The NIFLA v. Becerra case grappled with the regulation of speech at so-called “Crisis Pregnancy Centers” (CPCs) in California. The State, via the California Reproductive Freedom, Accountability, Comprehensive Care, and Transparency Act (FACT Act), required licensed and unlicensed CPCs to notify their clients about State-funded services for all pregnancy-related care, and unlicensed CPCs to publicly display that they are not medically certified by the State.
The State argued that having a comprehensive and inclusive notification of State-funded services is a vital resource for all pregnant people visiting CPCs, many of whom are under the assumption that their options are limited due to funds. In actuality, California does have funding programs for low-income people seeking abortion or maternity care, however, CPCs were not divulging this information. The State also argued that unlicensed CPCs should disclose their certification status because they are not medical professionals and their clients, who will be exposed to opinionated influences, should be aware of this.
The ruling was in favor of NIFLA— regulations of this sort cannot be mandated by the State. The majority’s opinion, by Justice Thomas, hinged on the notion that the First Amendment speech rights of CPCs were violated by regulating the speech according to content.
Given the anti-abortion stance of CPCs, the majority opinion argued that these regulations would alter the content of their speech by making it inclusive of services they oppose. In regards to requiring unlicensed CPCs to post about this status, the majority opinion found the claims about clients not knowing their status hypothetical. Additionally, unlicensed CPCs are not bound to comply with these regulations because they are not certified.
This anti-choice ruling allows these fake clinics to lie and continue their shameful practice of manipulating people seeking honest medical advice. And, of course the Court does not apply the same speech protections to actual doctors seeking to provide real, actual medical advice. As pointed out in the dissent by Justice Breyer, the same logic has not applied to regulation of pro-choice providers who are forced by anti-choice motivated laws to impede a person’s path to abortion.
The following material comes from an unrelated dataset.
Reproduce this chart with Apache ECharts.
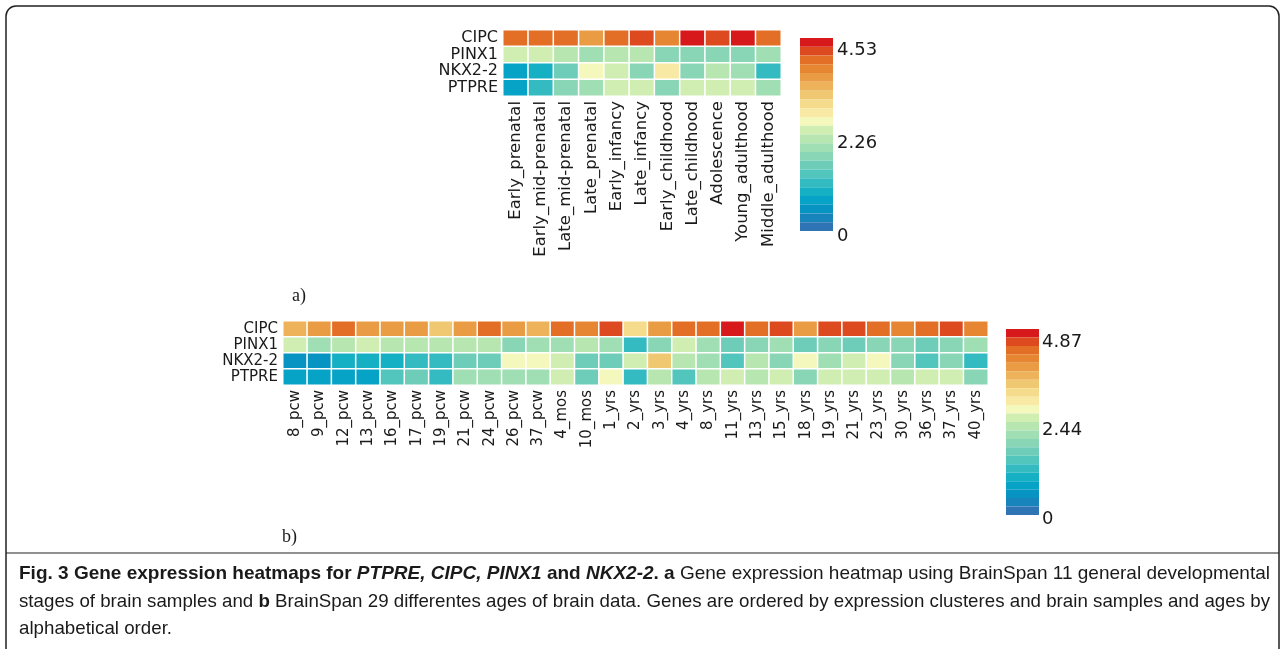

A major reproductive rights case from 1992, Planned Parenthood v. Casey, states “a statute can require patients who have decided on abortion to be told… the ‘probable gestational age of the unborn child,’ medical assistance for childbirth, printed materials describing the fetus, potential child support, adoption and alternative services” (Breyer, 10). Breyer posits:
If a State can lawfully require a doctor to tell a woman seeking an abortion about adoption services, why should it not be able, as here, to require a medical counselor to tell a woman seeking prenatal care or other reproductive healthcare about childbirth and abortion services? (Breyer, 12).
The answer provided by the majority falters. By omitting State-offered material resources from the rhetoric of CPCs, they actively limit their visitors access to vital, time-sensitive information and services. This is something I, and many others, experience as residents in Georgia. We are surrounded by CPCs and their anti-choice establishments isolate us from positive reproductive health spaces that do not villainize us, but instead expand our web of resources with affordable access to birth control, abortion, and other important reproductive health care. Furthermore, CPCs are not safe medical spaces for queer young people like myself to speak truthfully about our experiences. In my effort to seek medical assistance, the last thing I need is to be condemned and lied to. That is why the reproductive justice movement must continue to articulate these truths and uphold the spaces that matter until the day SCOTUS secures our access to all reproductive care options and upholds medical truth by all providers, no matter their stance in relation to choice, above all else.